My first day in the US was quite different from my first "year" in the US. Arriving to New York and being met with my brother who went to graduate school there, I remember being surprised at the scale of those buildings and also expected a waiter to arrive when we went to McDonald's the next day.
Beyond that I would say a few things, I went to a small town in Georgia and finished college in 2.5 years (having already acquired credits for my first year of education at Dhaka University).
1) In the first year, I was very safe everywhere as a girl and no one tried to take advantage of me in any way. Looking back it seems surprising but that was the 70s.
2) In the first year, I met a student from Burma who was apparently my neighbor in Dhanmondi but we had never met before then.
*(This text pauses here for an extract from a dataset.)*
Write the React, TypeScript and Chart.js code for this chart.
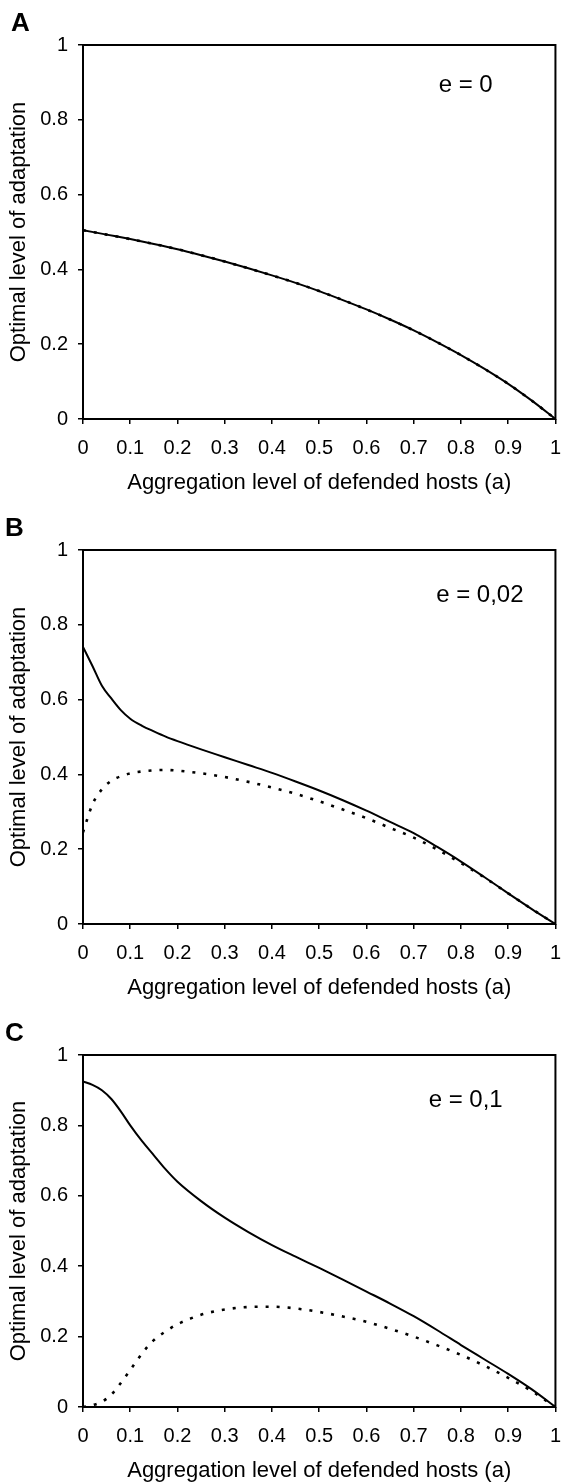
import React, { useEffect, useRef } from 'react';
import { Chart, registerables } from 'chart.js';

Chart.register(...registerables);

// ---------- data ----------
const X_TICK_VALUES = [0, 0.1, 0.2, 0.3, 0.4, 0.5, 0.6, 0.7, 0.8, 0.9, 1];
const X_TICK_LABELS = ['0', '0.1', '0.2', '0.3', '0.4', '0.5', '0.6', '0.7', '0.8', '0.9', '1'];
const Y_TICK_VALUES = [0, 0.2, 0.4, 0.6, 0.8, 1];
const Y_TICK_LABELS = ['0', '0.2', '0.4', '0.6', '0.8', '1'];
const X_TITLE = 'Aggregation level of defended hosts (a)';
const Y_TITLE = 'Optimal level of adaptation';
const PANEL_LETTERS = ['A', 'B', 'C'];
const E_LABELS = ['e = 0', 'e = 0,02', 'e = 0,1'];

// Panel A (e = 0): both curves coincide
const A_X = [0, 0.05, 0.1, 0.15, 0.2, 0.25, 0.3, 0.35, 0.4, 0.45, 0.5, 0.55, 0.6, 0.65, 0.7, 0.75, 0.8, 0.85, 0.9, 0.95, 1];
const A_SOLID = [0.505, 0.493, 0.481, 0.468, 0.454, 0.438, 0.421, 0.403, 0.384, 0.364, 0.342, 0.318, 0.293, 0.266, 0.237, 0.205, 0.171, 0.134, 0.094, 0.049, 0];
const A_DOTTED = [0.505, 0.493, 0.481, 0.468, 0.454, 0.438, 0.421, 0.403, 0.384, 0.364, 0.342, 0.318, 0.293, 0.266, 0.237, 0.205, 0.171, 0.134, 0.094, 0.049, 0];

// Panel B (e = 0,02)
const B_X = [0, 0.02, 0.04, 0.06, 0.08, 0.1, 0.125, 0.15, 0.175, 0.2, 0.25, 0.3, 0.35, 0.4, 0.45, 0.5, 0.55, 0.6, 0.65, 0.7, 0.75, 0.8, 0.85, 0.9, 0.95, 1];
const B_SOLID = [0.741, 0.69, 0.637, 0.603, 0.572, 0.549, 0.53, 0.515, 0.501, 0.489, 0.467, 0.446, 0.425, 0.404, 0.381, 0.357, 0.331, 0.303, 0.273, 0.243, 0.206, 0.167, 0.125, 0.082, 0.04, 0];
const B_DOTTED = [0.245, 0.32, 0.36, 0.383, 0.395, 0.403, 0.408, 0.411, 0.412, 0.41, 0.403, 0.393, 0.38, 0.365, 0.348, 0.328, 0.306, 0.283, 0.257, 0.231, 0.199, 0.163, 0.124, 0.082, 0.04, 0];

// Panel C (e = 0,1)
const C_X = [0, 0.02, 0.04, 0.06, 0.08, 0.1, 0.125, 0.15, 0.175, 0.2, 0.25, 0.3, 0.35, 0.4, 0.45, 0.5, 0.55, 0.6, 0.65, 0.7, 0.75, 0.8, 0.85, 0.9, 0.95, 1];
const C_SOLID = [0.925, 0.915, 0.9, 0.875, 0.84, 0.8, 0.755, 0.715, 0.675, 0.64, 0.585, 0.538, 0.497, 0.46, 0.427, 0.395, 0.362, 0.328, 0.294, 0.258, 0.218, 0.176, 0.135, 0.094, 0.05, 0];
const C_DOTTED = [0, 0.005, 0.015, 0.035, 0.068, 0.105, 0.152, 0.19, 0.215, 0.235, 0.262, 0.277, 0.284, 0.285, 0.28, 0.27, 0.257, 0.242, 0.222, 0.2, 0.175, 0.148, 0.117, 0.083, 0.045, 0];

// ---------- layout / style ----------
const FONT = '"Liberation Sans", Arial, Helvetica, sans-serif';
const PAGE_W = 573;

type PanelCfg = {
  letter: string;
  eLabel: string;
  xs: number[];
  solid: number[];
  dotted: number[];
  canvasTop: number;
  plotTop: number;
  plotBottom: number;
  plotRight: number;
  letterX: number;
  letterY: number;
  eX: number;
  eY: number;
};

const AXIS_H = 77;
const Y_AXIS_W = 83;

const PANELS: PanelCfg[] = [
  { letter: PANEL_LETTERS[0], eLabel: E_LABELS[0], xs: A_X, solid: A_SOLID, dotted: A_DOTTED,
    canvasTop: 0, plotTop: 45, plotBottom: 419, plotRight: 559, letterX: 11, letterY: 31, eX: 0.81, eY: 0.893 },
  { letter: PANEL_LETTERS[1], eLabel: E_LABELS[1], xs: B_X, solid: B_SOLID, dotted: B_DOTTED,
    canvasTop: 500, plotTop: 550, plotBottom: 924, plotRight: 569, letterX: 5, letterY: 536, eX: 0.84, eY: 0.88 },
  { letter: PANEL_LETTERS[2], eLabel: E_LABELS[2], xs: C_X, solid: C_SOLID, dotted: C_DOTTED,
    canvasTop: 1000, plotTop: 1055, plotBottom: 1407, plotRight: 569, letterX: 5, letterY: 1041, eX: 0.81, eY: 0.87 },
];

function Panel({ cfg }: { cfg: PanelCfg }) {
  const ref = useRef<HTMLCanvasElement | null>(null);
  const height = cfg.plotBottom + AXIS_H - cfg.canvasTop;

  useEffect(() => {
    if (!ref.current) return;
    const boxPlugin = {
      id: 'boxAndLabels',
      afterDraw(chart: any) {
        const { ctx, chartArea, scales } = chart;
        ctx.save();
        ctx.strokeStyle = '#000';
        ctx.lineWidth = 2;
        ctx.strokeRect(chartArea.left, chartArea.top, chartArea.right - chartArea.left, chartArea.bottom - chartArea.top);
        ctx.fillStyle = '#000';
        ctx.font = `24px ${FONT}`;
        ctx.textAlign = 'center';
        ctx.textBaseline = 'middle';
        ctx.fillText(cfg.eLabel, scales.x.getPixelForValue(cfg.eX), scales.y.getPixelForValue(cfg.eY));
        ctx.font = `bold 26px ${FONT}`;
        ctx.textAlign = 'left';
        ctx.textBaseline = 'alphabetic';
        ctx.fillText(cfg.letter, cfg.letterX, cfg.letterY - cfg.canvasTop);
        ctx.restore();
      },
    };

    const chart = new Chart(ref.current, {
      type: 'line',
      data: {
        datasets: [
          {
            data: cfg.xs.map((x, i) => ({ x, y: cfg.solid[i] })),
            borderColor: '#000',
            borderWidth: 2,
            pointRadius: 0,
            fill: false,
            cubicInterpolationMode: 'monotone',
          },
          {
            data: cfg.xs.map((x, i) => ({ x, y: cfg.dotted[i] })),
            borderColor: '#000',
            borderWidth: 2.6,
            borderDash: [3, 8],
            pointRadius: 0,
            fill: false,
            cubicInterpolationMode: 'monotone',
          },
        ],
      },
      options: {
        animation: false,
        responsive: true,
        maintainAspectRatio: false,
        events: [],
        layout: { padding: { top: cfg.plotTop - cfg.canvasTop, right: PAGE_W - cfg.plotRight, left: 0, bottom: 0 } },
        plugins: { legend: { display: false }, tooltip: { enabled: false } },
        scales: {
          x: {
            type: 'linear',
            min: 0,
            max: 1,
            afterFit: (s: any) => { s.height = AXIS_H; },
            afterBuildTicks: (s: any) => { s.ticks = X_TICK_VALUES.map((v) => ({ value: v })); },
            ticks: {
              callback: (v: any) => X_TICK_LABELS[X_TICK_VALUES.indexOf(Number(v))] ?? '',
              color: '#000',
              font: { family: FONT, size: 20 },
              padding: 12,
              maxRotation: 0,
              autoSkip: false,
            },
            grid: { display: true, drawOnChartArea: false, drawTicks: true, tickLength: 5, color: '#000', lineWidth: 1.5 },
            border: { display: false },
            title: { display: true, text: X_TITLE, color: '#000', font: { family: FONT, size: 22 }, padding: { top: 0, bottom: 0 } },
          },
          y: {
            type: 'linear',
            min: 0,
            max: 1,
            afterFit: (s: any) => { s.width = Y_AXIS_W; },
            afterBuildTicks: (s: any) => { s.ticks = Y_TICK_VALUES.map((v) => ({ value: v })); },
            ticks: {
              callback: (v: any) => Y_TICK_LABELS[Y_TICK_VALUES.indexOf(Number(v))] ?? '',
              color: '#000',
              font: { family: FONT, size: 20 },
              padding: 10,
              autoSkip: false,
            },
            grid: { display: true, drawOnChartArea: false, drawTicks: true, tickLength: 5, color: '#000', lineWidth: 1.5 },
            border: { display: false },
            title: { display: true, text: Y_TITLE, color: '#000', font: { family: FONT, size: 22 }, padding: { top: 6, bottom: 0 } },
          },
        },
      } as any,
      plugins: [boxPlugin],
    });
    return () => chart.destroy();
  }, [cfg]);

  return (
    <div style={{ position: 'absolute', left: 0, top: cfg.canvasTop, width: PAGE_W, height }}>
      <canvas ref={ref} />
    </div>
  );
}

export default function App() {
  return (
    <div style={{ position: 'absolute', left: 0, top: 0, width: PAGE_W, height: 1483, background: '#fff' }}>
      {PANELS.map((p) => (
        <Panel key={p.letter} cfg={p} />
      ))}
    </div>
  );
}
3) In my first year, I landed at the heel of the hostage crises and people said to me "we'd love to have you at our church but nowadays people seem a bit put off by Islam because of these terrorists". Yes, the 70s, after the oil crises was when Middle Easterners became bad guys. Who said materialist explanations are passe? So you had to hold off admitting your religious heritage/practice if possible if you were Muslim. I met Ziad from Jordan and Jawad from Iran and they had both had their tires slashed and invited me for a Christmas party. Jawad fit the typical Iranian mold - he showed me a wallet full of pictures of white girls he had dated. Ziad had a girlfriend from Georgia and was usually anxious about what he might face from Americans.
4) In my first semester, I finished the money given to me for the year. I was not extravagant. So I worked in a Chinese restaurant two nights a week to make pocket money for extras such as personal items and clothing/shoes. It was wonderful to eat real food and rice because the family always invited me to eat with them after cleaning up. Oh yes, Jawad got me the contact for the job.
5) In the first year, I was hungry for food and intelligence of the kind I was used to.
6) In the first year, I thought all of America had Whites who called Blacks "N.."
7) In the first year, I found a Jewish hairdresser in town who knew how to cut curly hair. We became friends.
8) In the first year, Alpha Beta Kappa, the Black Sorority, ask me to be their homecoming queen. I declined - I have not yet found a satisfactory explanation for the refusal.
These are some of the random thoughts that come to my mind about that first year - 37 years ago.
* The contributor of this story has asked that their name be withheld.